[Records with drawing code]
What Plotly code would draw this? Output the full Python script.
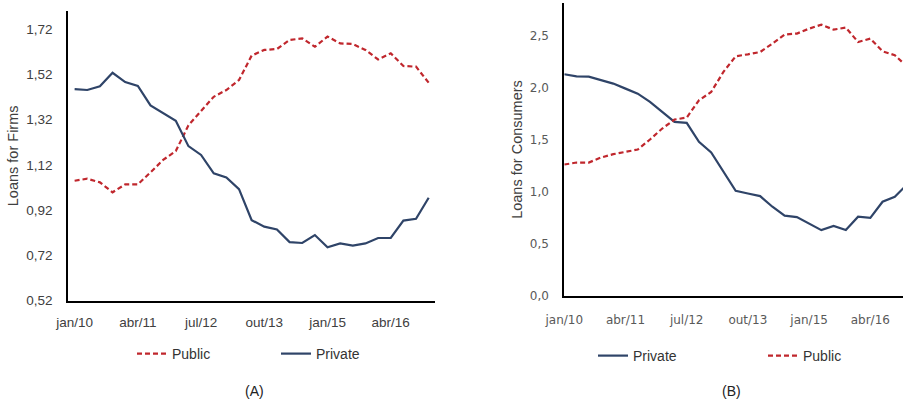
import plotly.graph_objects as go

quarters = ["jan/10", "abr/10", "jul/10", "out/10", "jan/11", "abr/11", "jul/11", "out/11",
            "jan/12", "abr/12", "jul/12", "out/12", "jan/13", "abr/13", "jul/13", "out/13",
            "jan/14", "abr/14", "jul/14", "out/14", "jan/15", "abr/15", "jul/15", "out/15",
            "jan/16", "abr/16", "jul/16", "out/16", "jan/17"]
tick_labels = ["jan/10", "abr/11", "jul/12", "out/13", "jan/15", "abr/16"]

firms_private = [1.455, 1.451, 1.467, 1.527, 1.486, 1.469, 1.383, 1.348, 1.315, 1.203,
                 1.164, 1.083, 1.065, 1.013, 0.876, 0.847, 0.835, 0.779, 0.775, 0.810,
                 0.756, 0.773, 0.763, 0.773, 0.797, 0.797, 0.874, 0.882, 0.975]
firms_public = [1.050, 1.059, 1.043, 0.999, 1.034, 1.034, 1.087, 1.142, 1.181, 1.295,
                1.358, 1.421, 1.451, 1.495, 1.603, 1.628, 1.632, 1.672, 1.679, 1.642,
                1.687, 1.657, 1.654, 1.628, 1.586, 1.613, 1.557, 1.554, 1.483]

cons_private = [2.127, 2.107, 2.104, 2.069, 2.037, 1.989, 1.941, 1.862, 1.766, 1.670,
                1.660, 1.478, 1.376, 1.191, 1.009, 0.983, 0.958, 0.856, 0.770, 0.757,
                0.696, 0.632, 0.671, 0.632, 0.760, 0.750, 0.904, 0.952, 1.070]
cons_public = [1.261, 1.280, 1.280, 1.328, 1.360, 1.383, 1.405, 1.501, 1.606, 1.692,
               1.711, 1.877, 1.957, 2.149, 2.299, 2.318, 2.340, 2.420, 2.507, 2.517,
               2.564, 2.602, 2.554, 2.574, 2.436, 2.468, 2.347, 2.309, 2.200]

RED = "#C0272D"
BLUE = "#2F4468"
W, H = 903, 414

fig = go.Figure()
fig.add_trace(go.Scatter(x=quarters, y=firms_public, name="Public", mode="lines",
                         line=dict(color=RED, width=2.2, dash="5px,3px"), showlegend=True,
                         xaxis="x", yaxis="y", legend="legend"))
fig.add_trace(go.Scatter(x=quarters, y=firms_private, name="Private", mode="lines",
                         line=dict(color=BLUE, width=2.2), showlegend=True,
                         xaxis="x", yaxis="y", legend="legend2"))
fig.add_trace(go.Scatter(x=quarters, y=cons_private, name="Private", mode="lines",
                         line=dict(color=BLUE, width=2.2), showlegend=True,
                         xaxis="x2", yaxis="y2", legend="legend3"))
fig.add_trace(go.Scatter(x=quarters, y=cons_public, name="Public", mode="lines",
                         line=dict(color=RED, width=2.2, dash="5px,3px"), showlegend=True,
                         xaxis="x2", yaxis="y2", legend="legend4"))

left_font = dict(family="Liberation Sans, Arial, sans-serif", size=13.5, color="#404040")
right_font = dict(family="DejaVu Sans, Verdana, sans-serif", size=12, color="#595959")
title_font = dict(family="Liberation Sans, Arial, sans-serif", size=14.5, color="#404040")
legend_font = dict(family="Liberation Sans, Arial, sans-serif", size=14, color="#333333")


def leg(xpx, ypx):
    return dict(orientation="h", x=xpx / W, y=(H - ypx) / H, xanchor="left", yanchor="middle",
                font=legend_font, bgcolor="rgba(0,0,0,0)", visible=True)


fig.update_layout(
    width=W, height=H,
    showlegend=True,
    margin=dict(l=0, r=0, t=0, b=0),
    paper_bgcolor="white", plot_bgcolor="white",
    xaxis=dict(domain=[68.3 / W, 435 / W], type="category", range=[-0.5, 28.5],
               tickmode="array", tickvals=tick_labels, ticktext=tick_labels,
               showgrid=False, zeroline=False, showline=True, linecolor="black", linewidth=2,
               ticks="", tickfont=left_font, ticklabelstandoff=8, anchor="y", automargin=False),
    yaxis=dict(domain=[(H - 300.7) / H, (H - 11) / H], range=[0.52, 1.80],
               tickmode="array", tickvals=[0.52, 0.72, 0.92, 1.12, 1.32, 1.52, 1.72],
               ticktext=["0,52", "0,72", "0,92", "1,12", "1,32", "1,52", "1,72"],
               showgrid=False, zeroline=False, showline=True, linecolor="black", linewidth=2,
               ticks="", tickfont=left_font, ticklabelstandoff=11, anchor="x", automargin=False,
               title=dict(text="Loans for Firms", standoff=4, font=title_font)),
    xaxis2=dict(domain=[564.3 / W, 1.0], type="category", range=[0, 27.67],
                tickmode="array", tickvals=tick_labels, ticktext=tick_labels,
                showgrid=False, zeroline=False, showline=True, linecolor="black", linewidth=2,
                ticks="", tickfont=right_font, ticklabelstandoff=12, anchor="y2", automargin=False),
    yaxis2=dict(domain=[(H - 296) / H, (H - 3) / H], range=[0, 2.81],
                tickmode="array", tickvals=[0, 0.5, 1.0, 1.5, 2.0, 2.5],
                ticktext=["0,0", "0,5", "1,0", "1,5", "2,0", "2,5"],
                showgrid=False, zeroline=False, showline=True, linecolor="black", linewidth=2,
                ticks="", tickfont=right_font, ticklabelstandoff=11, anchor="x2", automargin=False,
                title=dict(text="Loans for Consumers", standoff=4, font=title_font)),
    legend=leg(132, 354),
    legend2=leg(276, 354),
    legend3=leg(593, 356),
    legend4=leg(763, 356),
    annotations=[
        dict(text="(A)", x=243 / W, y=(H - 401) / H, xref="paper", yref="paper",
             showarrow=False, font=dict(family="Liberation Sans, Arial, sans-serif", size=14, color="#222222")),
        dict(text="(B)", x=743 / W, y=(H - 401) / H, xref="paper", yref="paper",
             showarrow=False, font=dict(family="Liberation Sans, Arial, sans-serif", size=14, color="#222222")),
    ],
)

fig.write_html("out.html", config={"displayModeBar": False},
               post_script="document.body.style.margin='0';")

...

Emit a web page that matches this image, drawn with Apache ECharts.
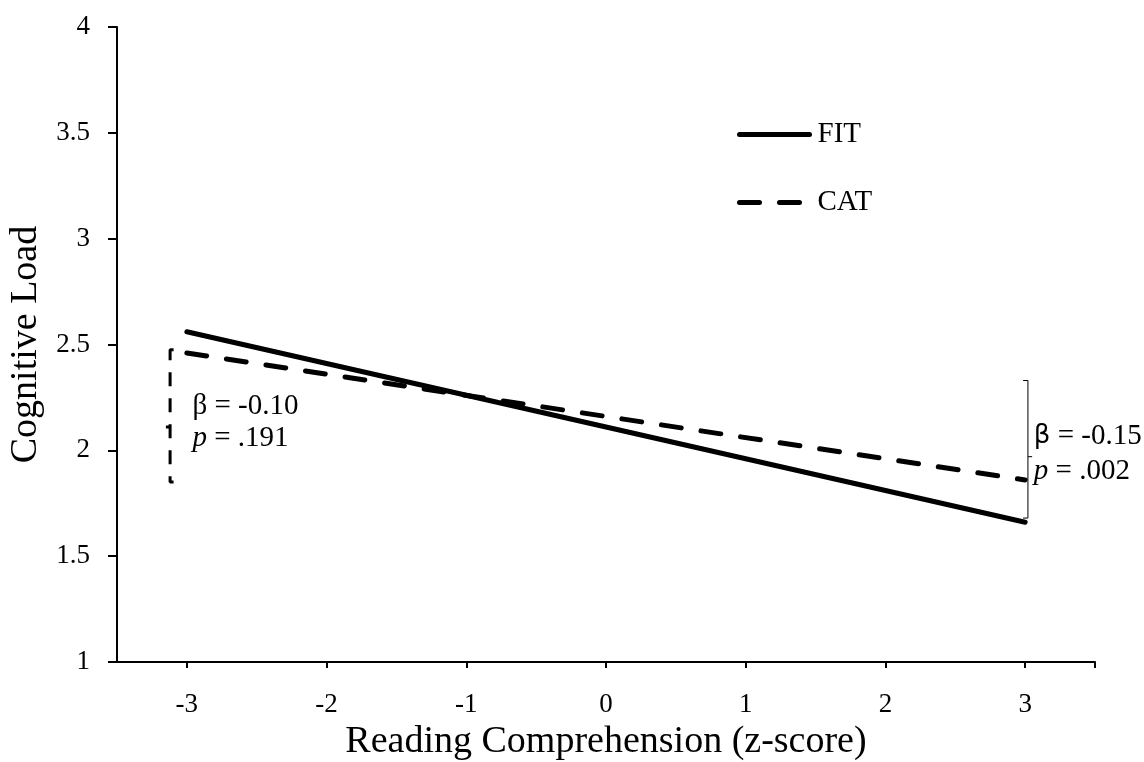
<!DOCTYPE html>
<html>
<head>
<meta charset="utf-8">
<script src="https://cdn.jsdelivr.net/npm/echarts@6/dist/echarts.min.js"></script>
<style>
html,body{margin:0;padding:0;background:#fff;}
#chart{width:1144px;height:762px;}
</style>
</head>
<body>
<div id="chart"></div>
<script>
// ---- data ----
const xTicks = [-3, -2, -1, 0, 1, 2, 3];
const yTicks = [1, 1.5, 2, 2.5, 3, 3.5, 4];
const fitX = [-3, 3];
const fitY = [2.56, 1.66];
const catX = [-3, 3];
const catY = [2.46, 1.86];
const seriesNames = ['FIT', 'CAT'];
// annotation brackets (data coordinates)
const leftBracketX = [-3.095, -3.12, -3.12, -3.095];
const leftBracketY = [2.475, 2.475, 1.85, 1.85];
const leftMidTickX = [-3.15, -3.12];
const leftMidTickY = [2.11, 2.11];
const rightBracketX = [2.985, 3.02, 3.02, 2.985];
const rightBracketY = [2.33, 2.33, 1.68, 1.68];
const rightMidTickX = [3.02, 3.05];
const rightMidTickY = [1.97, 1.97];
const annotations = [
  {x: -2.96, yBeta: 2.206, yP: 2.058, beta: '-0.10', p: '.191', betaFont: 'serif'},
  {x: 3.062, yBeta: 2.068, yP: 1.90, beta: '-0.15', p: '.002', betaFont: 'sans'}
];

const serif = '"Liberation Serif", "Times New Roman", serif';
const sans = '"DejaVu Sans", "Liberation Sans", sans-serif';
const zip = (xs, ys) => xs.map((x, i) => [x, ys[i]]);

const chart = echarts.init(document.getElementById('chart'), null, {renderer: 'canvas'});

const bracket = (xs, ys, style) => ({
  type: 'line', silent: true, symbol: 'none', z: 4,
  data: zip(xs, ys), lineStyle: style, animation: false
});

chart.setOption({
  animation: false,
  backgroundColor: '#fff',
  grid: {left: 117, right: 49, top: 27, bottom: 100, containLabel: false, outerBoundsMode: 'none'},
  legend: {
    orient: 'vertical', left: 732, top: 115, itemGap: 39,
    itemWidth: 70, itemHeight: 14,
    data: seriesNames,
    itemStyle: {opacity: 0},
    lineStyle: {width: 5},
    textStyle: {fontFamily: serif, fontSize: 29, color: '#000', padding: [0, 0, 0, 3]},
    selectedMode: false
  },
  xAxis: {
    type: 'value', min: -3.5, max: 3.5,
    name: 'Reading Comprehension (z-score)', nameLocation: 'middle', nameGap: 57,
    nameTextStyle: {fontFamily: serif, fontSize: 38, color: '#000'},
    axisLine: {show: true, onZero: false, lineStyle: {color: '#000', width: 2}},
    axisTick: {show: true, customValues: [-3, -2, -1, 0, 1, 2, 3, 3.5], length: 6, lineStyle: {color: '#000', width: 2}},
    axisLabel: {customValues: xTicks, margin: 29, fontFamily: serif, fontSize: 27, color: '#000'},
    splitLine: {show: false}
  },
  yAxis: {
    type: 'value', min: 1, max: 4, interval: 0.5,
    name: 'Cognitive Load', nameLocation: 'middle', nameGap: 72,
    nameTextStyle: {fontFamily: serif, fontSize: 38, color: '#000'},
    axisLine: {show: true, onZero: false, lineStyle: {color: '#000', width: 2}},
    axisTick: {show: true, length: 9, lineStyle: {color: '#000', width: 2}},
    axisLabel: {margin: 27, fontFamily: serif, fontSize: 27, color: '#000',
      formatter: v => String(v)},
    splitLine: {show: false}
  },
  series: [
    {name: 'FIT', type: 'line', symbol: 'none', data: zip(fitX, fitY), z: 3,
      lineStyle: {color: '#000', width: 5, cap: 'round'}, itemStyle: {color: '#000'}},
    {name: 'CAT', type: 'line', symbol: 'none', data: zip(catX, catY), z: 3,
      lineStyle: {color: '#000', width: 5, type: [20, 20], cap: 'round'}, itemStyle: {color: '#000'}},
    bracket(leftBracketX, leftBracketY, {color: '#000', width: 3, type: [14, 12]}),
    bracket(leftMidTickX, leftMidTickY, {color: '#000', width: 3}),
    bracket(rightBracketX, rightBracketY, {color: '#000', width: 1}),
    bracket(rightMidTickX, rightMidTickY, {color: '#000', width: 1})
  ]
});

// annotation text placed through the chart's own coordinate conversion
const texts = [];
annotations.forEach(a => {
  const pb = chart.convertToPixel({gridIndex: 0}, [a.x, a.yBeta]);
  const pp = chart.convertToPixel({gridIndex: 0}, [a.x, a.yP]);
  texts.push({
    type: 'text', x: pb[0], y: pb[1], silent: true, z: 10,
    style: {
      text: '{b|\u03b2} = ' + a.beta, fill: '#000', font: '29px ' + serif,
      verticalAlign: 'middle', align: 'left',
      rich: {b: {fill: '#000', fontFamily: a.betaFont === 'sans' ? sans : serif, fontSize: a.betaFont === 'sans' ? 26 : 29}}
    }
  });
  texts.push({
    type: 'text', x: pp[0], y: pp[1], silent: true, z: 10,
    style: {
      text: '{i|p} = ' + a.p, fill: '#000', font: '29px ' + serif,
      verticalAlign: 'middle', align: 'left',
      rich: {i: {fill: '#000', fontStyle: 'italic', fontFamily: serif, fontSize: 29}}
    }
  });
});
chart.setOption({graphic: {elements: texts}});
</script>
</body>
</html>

### [INSTRUCTIONS TO FOLLOW]
Make an exact copy of the lines from the one with "What Plotly code" through the one with "import plotly.graph_objects as go", both ends in, and nothing else. Drop every picture.

### [SOLUTION]
What Plotly code would draw this? Output the full Python script.
import plotly.graph_objects as go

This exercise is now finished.